Expected<uint16_t> expectU16(DataExtractor &RecordExtractor, uint32_t &OffsetPtr, Twine FieldDescriptor) {
  auto PreReadOffset = OffsetPtr;
  auto result = RecordExtractor.getU16(&OffsetPtr);
  if (OffsetPtr == PreReadOffset)
    return createStringError(
        std::make_error_code(std::errc::executable_format_error),
        "Failed reading %s at offset %d.", FieldDescriptor, OffsetPtr);
  return result;
}

I'm not sure this would amount to much less code, but it would move boilerplate out of "the way" and I claim that readers (or future you or I) would be able to follow the core state transitions more easily.

Edit: You could even get away with defining it once as a template function, where you dispatch to specialized wrappers on RecordExtractor:

template<typename T>
auto extract(DataExtractor& extractor, uint32_t& OffsetPtr) -> T; 
// Can you declare with the auto syntax like this without defining?
// Does it even need to match the return type?
 
template<>
uint8_t extract<uint8_t>(DataExtractor& extractor, uint32_t& OffsetPtr) {
   return extractor.getU8(OffsetPtr);
}

...

llvm/lib/XRay/Trace.cpp
121–124 ↗(On Diff #159247)

This checks makes the other PreReadOffset error checks in this loop defensive coding at best, but for the moment dead code.

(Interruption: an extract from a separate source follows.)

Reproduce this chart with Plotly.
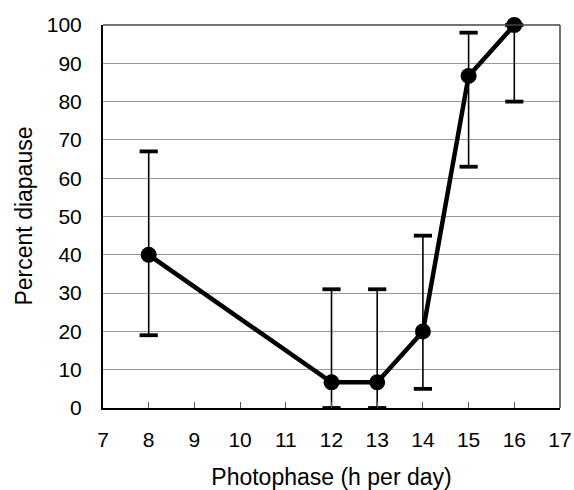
import plotly.graph_objects as go

photophase = [8, 12, 13, 14, 15, 16]
percent = [40, 6.7, 6.7, 20, 86.7, 100]
upper = [67, 31, 31, 45, 98, 100]
lower = [19, 0, 0, 5, 63, 80]

plus = [u - p for u, p in zip(upper, percent)]
minus = [p - l for p, l in zip(percent, lower)]

fig = go.Figure()
# error bar stems
fig.add_trace(go.Scatter(
    x=photophase, y=percent, mode="markers",
    marker=dict(size=1, color="rgba(0,0,0,0)"),
    error_y=dict(type="data", symmetric=False, array=plus, arrayminus=minus,
                 color="black", thickness=1.6, width=0),
    showlegend=False, hoverinfo="skip"))
# thick caps
fig.add_trace(go.Scatter(
    x=photophase + photophase, y=upper + lower, mode="markers",
    marker=dict(symbol="line-ew", size=13, line=dict(width=3.8, color="black")),
    showlegend=False, hoverinfo="skip", cliponaxis=False))
# main line
fig.add_trace(go.Scatter(
    x=photophase, y=percent, mode="lines+markers",
    line=dict(color="black", width=4.5),
    marker=dict(size=16, color="black"),
    showlegend=False, cliponaxis=False))

fig.update_layout(
    width=574, height=490,
    margin=dict(l=103, r=14, t=25, b=82, autoexpand=False),
    paper_bgcolor="white", plot_bgcolor="white",
    font=dict(family="Liberation Sans, Arial, sans-serif", color="black"),
    xaxis=dict(range=[7, 17], dtick=1, tick0=7, showgrid=False, automargin=False,
               ticks="inside", ticklen=6, tickcolor="#555", tickwidth=1,
               showline=True, linecolor="black", linewidth=2, mirror=False,
               tickfont=dict(size=21), zeroline=False, ticklabelstandoff=12,
               title=dict(text="Photophase (h per day)", font=dict(size=23), standoff=22)),
    yaxis=dict(range=[0, 100], dtick=10, showgrid=True, gridcolor="#999", gridwidth=1,
               showline=True, linecolor="black", linewidth=2, zeroline=False, automargin=False,
               ticks="", tickfont=dict(size=21), ticklabelstandoff=15),
    annotations=[dict(text="Percent diapause", xref="paper", yref="paper",
                      x=-0.175, y=0.5, xanchor="center", yanchor="middle",
                      textangle=-90, showarrow=False, font=dict(size=23))],
    shapes=[
        dict(type="line", xref="paper", yref="paper", x0=0, x1=1, y0=1, y1=1,
             line=dict(color="#444", width=1.5)),
        dict(type="line", xref="paper", yref="paper", x0=1, x1=1, y0=0, y1=1,
             line=dict(color="#444", width=1.5)),
    ],
)

fig.write_html("out.html", config={"displayModeBar": False},
               post_script="document.body.style.margin='0';")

They aren't hurting anything by being there, and are a defense against future changes, so that's OK if you really want.

This revision is now accepted and ready to land.Aug 6 2018, 1:19 AM

Thanks, I considered doing something like that, but it turns out a more principled refactoring makes it easier to reduce the requirement to wrap the data extractor API. It also turns out that we can make this simpler by extracting the "parsing" and validation logic out from the loading/reading logic, and operating at a higher level. I'm close to getting these parts re-written, where I may be able to do something like you're suggesting, but at a more fundamental level.

This revision was automatically updated to reflect the committed changes.